> _Exercise instructions_: Quote all of the data that follows exactly as written, skipping the images.

▶

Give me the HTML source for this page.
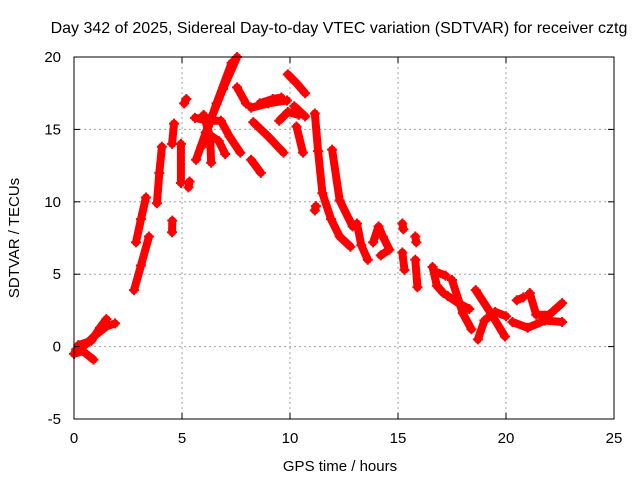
<!DOCTYPE html>
<html><head><meta charset="utf-8"><style>
body{margin:0;background:#fff}
svg text{font-family:"Liberation Sans",sans-serif;font-size:15px;fill:#000}
</style></head><body>
<svg id="chart" width="640" height="480" viewBox="0 0 640 480" xmlns="http://www.w3.org/2000/svg">
<rect width="640" height="480" fill="#fff"/>
<text x="339" y="33" text-anchor="middle" style="font-size:16px">Day 342 of 2025, Sidereal Day-to-day VTEC variation (SDTVAR) for receiver cztg</text>
<text x="340" y="471" text-anchor="middle">GPS time / hours</text>
<text transform="translate(19,238) rotate(-90)" text-anchor="middle">SDTVAR / TECUs</text>
<g id="grid"></g><g id="series"></g><g id="axes"></g>
</svg>
<script>
const xTicks=[0,5,10,15,20,25];
const yTicks=[-5,0,5,10,15,20];
const tracks=[
[[0,-0.5],[0.4,-0.3],[0.9,-0.9]],
[[0.1,-0.2],[0.5,0.1],[1,0.8],[1.5,1.4],[1.9,1.6]],
[[0.2,0.1],[0.8,0.4],[1.2,1.3],[1.5,1.9]],
[[2.78,3.9],[3.1,5.6],[3.47,7.6]],
[[2.87,7.2],[3.1,8.8],[3.33,10.3]],
[[3.84,9.9],[3.95,12],[4.07,13.8]],
[[4.54,14],[4.63,15.4]],
[[4.54,7.9],[4.55,8.7]],
[[4.95,11.3],[4.95,14]],
[[5.1,16.8],[5.2,17.1]],
[[5.3,11],[5.35,11.4]],
[[5.65,12.9],[6.2,15.2],[6.9,17.8],[7.55,20]],
[[5.9,13.8],[6.6,16.8],[7.3,19.6]],
[[5.6,15.8],[6.2,15.6],[6.8,15.6],[7.2,14.5],[7.7,13.4]],
[[6.35,12.7],[6.3,14.5],[6.0,16]],
[[6.1,14.8],[6.7,14.2],[7.0,13.3]],
[[7.55,17.9],[7.96,16.8]],
[[8.2,12.9],[8.65,12]],
[[8.2,16.5],[9.0,16.8],[9.86,17]],
[[8.3,15.5],[9.0,14.5],[9.7,13.4]],
[[8.6,16.8],[9.2,17.1],[9.6,17.2]],
[[9.5,15.6],[9.9,16.2],[10.4,16.0]],
[[9.9,18.8],[10.3,18.2],[10.7,17.5]],
[[10.2,16.6],[10.7,15.9]],
[[10.3,15.2],[10.6,13.4]],
[[11.15,16.1],[11.3,13.5],[11.5,10.6],[11.9,8.8],[12.3,7.6],[12.8,6.9]],
[[11.95,13.6],[12.3,10.1],[12.9,8.3]],
[[11.15,9.4],[11.2,9.7]],
[[13.1,8.5],[13.3,7.0],[13.6,6.0]],
[[13.85,7.2],[14.1,8.3],[14.3,7.6],[14.6,6.7],[14.2,6.3]],
[[15.2,8.5],[15.25,8.1]],
[[15.2,6.5],[15.3,5.3]],
[[15.8,7.6],[15.85,7.2]],
[[15.8,6.0],[15.9,4.1]],
[[16.6,5.5],[16.8,4.2],[17.1,3.7]],
[[16.7,5.2],[17.2,4.9]],
[[17.5,4.6],[18.0,2.3],[18.4,1.2]],
[[17.3,3.5],[17.8,3.0],[18.3,2.6]],
[[18.6,3.9],[19.3,2.3],[19.95,0.7]],
[[18.7,0.5],[19.0,1.8],[19.5,2.4],[20.0,2.1]],
[[20.3,1.7],[21.0,1.3],[21.8,1.8],[22.6,1.7]],
[[20.5,3.2],[20.8,3.4]],
[[21.1,3.7],[21.4,2.2],[22.0,2.2],[22.6,3.0]]
];
const X0=74,X1=614,Y0=419,Y1=57;
const xs=v=>X0+(v-0)/(25-0)*(X1-X0);
const ys=v=>Y0-(v+5)/(25)*(Y0-Y1);
const NS="http://www.w3.org/2000/svg";
function mk(t,a,p){const e=document.createElementNS(NS,t);for(const k in a)e.setAttribute(k,a[k]);p.appendChild(e);return e;}
const grid=document.getElementById('grid'),axes=document.getElementById('axes'),ser=document.getElementById('series');
xTicks.forEach(t=>{const x=xs(t);
 if(t>0&&t<25){const g=mk('line',{x1:x,x2:x,y1:Y1,y2:Y0,stroke:'#a0a0a0','stroke-dasharray':'2,3'},grid);
 
 }
 mk('line',{x1:x,x2:x,y1:Y0,y2:Y0-6,stroke:'#000'},axes);mk('line',{x1:x,x2:x,y1:Y1,y2:Y1+6,stroke:'#000'},axes);
 const l=mk('text',{x:x,y:Y0+24,'text-anchor':'middle'},axes);l.textContent=t;
 
 });
yTicks.forEach(t=>{const y=ys(t);
 if(t>-5&&t<20){const g=mk('line',{x1:X0,x2:X1,y1:y,y2:y,stroke:'#a0a0a0','stroke-dasharray':'2,3'},grid);
 
 }
 mk('line',{x1:X0,x2:X0+6,y1:y,y2:y,stroke:'#000'},axes);mk('line',{x1:X1,x2:X1-6,y1:y,y2:y,stroke:'#000'},axes);
 const l=mk('text',{x:X0-13,y:y+5,'text-anchor':'end'},axes);l.textContent=t;
 
 });
const fr=mk('rect',{x:X0,y:Y1,width:X1-X0,height:Y0-Y1,fill:'none',stroke:'#000'},axes);


tracks.forEach(tr=>{
 const pl=mk('polyline',{points:tr.map(p=>xs(p[0])+','+ys(p[1])).join(' '),fill:'none',stroke:'#ff0000','stroke-width':8,'stroke-linejoin':'round','stroke-linecap':'round'},ser);
 
 
 tr.forEach(p=>{const x=xs(p[0]),y=ys(p[1]);
  const m=mk('path',{d:`M${x-5},${y}H${x+5}M${x},${y-5}V${y+5}`,stroke:'#ff0000','stroke-width':2},ser);
  
  });
});
</script>
</body></html>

◀

> _Exercise answer_:
Give me the HTML source for this page.
<!DOCTYPE html>
<html><head><meta charset="utf-8"><style>
body{margin:0;background:#fff}
svg text{font-family:"Liberation Sans",sans-serif;font-size:15px;fill:#000}
</style></head><body>
<svg id="chart" width="640" height="480" viewBox="0 0 640 480" xmlns="http://www.w3.org/2000/svg">
<rect width="640" height="480" fill="#fff"/>
<text x="339" y="33" text-anchor="middle" style="font-size:16px">Day 342 of 2025, Sidereal Day-to-day VTEC variation (SDTVAR) for receiver cztg</text>
<text x="340" y="471" text-anchor="middle">GPS time / hours</text>
<text transform="translate(19,238) rotate(-90)" text-anchor="middle">SDTVAR / TECUs</text>
<g id="grid"></g><g id="series"></g><g id="axes"></g>
</svg>
<script>
const xTicks=[0,5,10,15,20,25];
const yTicks=[-5,0,5,10,15,20];
const tracks=[
[[0,-0.5],[0.4,-0.3],[0.9,-0.9]],
[[0.1,-0.2],[0.5,0.1],[1,0.8],[1.5,1.4],[1.9,1.6]],
[[0.2,0.1],[0.8,0.4],[1.2,1.3],[1.5,1.9]],
[[2.78,3.9],[3.1,5.6],[3.47,7.6]],
[[2.87,7.2],[3.1,8.8],[3.33,10.3]],
[[3.84,9.9],[3.95,12],[4.07,13.8]],
[[4.54,14],[4.63,15.4]],
[[4.54,7.9],[4.55,8.7]],
[[4.95,11.3],[4.95,14]],
[[5.1,16.8],[5.2,17.1]],
[[5.3,11],[5.35,11.4]],
[[5.65,12.9],[6.2,15.2],[6.9,17.8],[7.55,20]],
[[5.9,13.8],[6.6,16.8],[7.3,19.6]],
[[5.6,15.8],[6.2,15.6],[6.8,15.6],[7.2,14.5],[7.7,13.4]],
[[6.35,12.7],[6.3,14.5],[6.0,16]],
[[6.1,14.8],[6.7,14.2],[7.0,13.3]],
[[7.55,17.9],[7.96,16.8]],
[[8.2,12.9],[8.65,12]],
[[8.2,16.5],[9.0,16.8],[9.86,17]],
[[8.3,15.5],[9.0,14.5],[9.7,13.4]],
[[8.6,16.8],[9.2,17.1],[9.6,17.2]],
[[9.5,15.6],[9.9,16.2],[10.4,16.0]],
[[9.9,18.8],[10.3,18.2],[10.7,17.5]],
[[10.2,16.6],[10.7,15.9]],
[[10.3,15.2],[10.6,13.4]],
[[11.15,16.1],[11.3,13.5],[11.5,10.6],[11.9,8.8],[12.3,7.6],[12.8,6.9]],
[[11.95,13.6],[12.3,10.1],[12.9,8.3]],
[[11.15,9.4],[11.2,9.7]],
[[13.1,8.5],[13.3,7.0],[13.6,6.0]],
[[13.85,7.2],[14.1,8.3],[14.3,7.6],[14.6,6.7],[14.2,6.3]],
[[15.2,8.5],[15.25,8.1]],
[[15.2,6.5],[15.3,5.3]],
[[15.8,7.6],[15.85,7.2]],
[[15.8,6.0],[15.9,4.1]],
[[16.6,5.5],[16.8,4.2],[17.1,3.7]],
[[16.7,5.2],[17.2,4.9]],
[[17.5,4.6],[18.0,2.3],[18.4,1.2]],
[[17.3,3.5],[17.8,3.0],[18.3,2.6]],
[[18.6,3.9],[19.3,2.3],[19.95,0.7]],
[[18.7,0.5],[19.0,1.8],[19.5,2.4],[20.0,2.1]],
[[20.3,1.7],[21.0,1.3],[21.8,1.8],[22.6,1.7]],
[[20.5,3.2],[20.8,3.4]],
[[21.1,3.7],[21.4,2.2],[22.0,2.2],[22.6,3.0]]
];
const X0=74,X1=614,Y0=419,Y1=57;
const xs=v=>X0+(v-0)/(25-0)*(X1-X0);
const ys=v=>Y0-(v+5)/(25)*(Y0-Y1);
const NS="http://www.w3.org/2000/svg";
function mk(t,a,p){const e=document.createElementNS(NS,t);for(const k in a)e.setAttribute(k,a[k]);p.appendChild(e);return e;}
const grid=document.getElementById('grid'),axes=document.getElementById('axes'),ser=document.getElementById('series');
xTicks.forEach(t=>{const x=xs(t);
 if(t>0&&t<25){const g=mk('line',{x1:x,x2:x,y1:Y1,y2:Y0,stroke:'#a0a0a0','stroke-dasharray':'2,3'},grid);
 
 }
 mk('line',{x1:x,x2:x,y1:Y0,y2:Y0-6,stroke:'#000'},axes);mk('line',{x1:x,x2:x,y1:Y1,y2:Y1+6,stroke:'#000'},axes);
 const l=mk('text',{x:x,y:Y0+24,'text-anchor':'middle'},axes);l.textContent=t;
 
 });
yTicks.forEach(t=>{const y=ys(t);
 if(t>-5&&t<20){const g=mk('line',{x1:X0,x2:X1,y1:y,y2:y,stroke:'#a0a0a0','stroke-dasharray':'2,3'},grid);
 
 }
 mk('line',{x1:X0,x2:X0+6,y1:y,y2:y,stroke:'#000'},axes);mk('line',{x1:X1,x2:X1-6,y1:y,y2:y,stroke:'#000'},axes);
 const l=mk('text',{x:X0-13,y:y+5,'text-anchor':'end'},axes);l.textContent=t;
 
 });
const fr=mk('rect',{x:X0,y:Y1,width:X1-X0,height:Y0-Y1,fill:'none',stroke:'#000'},axes);


tracks.forEach(tr=>{
 const pl=mk('polyline',{points:tr.map(p=>xs(p[0])+','+ys(p[1])).join(' '),fill:'none',stroke:'#ff0000','stroke-width':8,'stroke-linejoin':'round','stroke-linecap':'round'},ser);
 
 
 tr.forEach(p=>{const x=xs(p[0]),y=ys(p[1]);
  const m=mk('path',{d:`M${x-5},${y}H${x+5}M${x},${y-5}V${y+5}`,stroke:'#ff0000','stroke-width':2},ser);
  
  });
});
</script>
</body></html>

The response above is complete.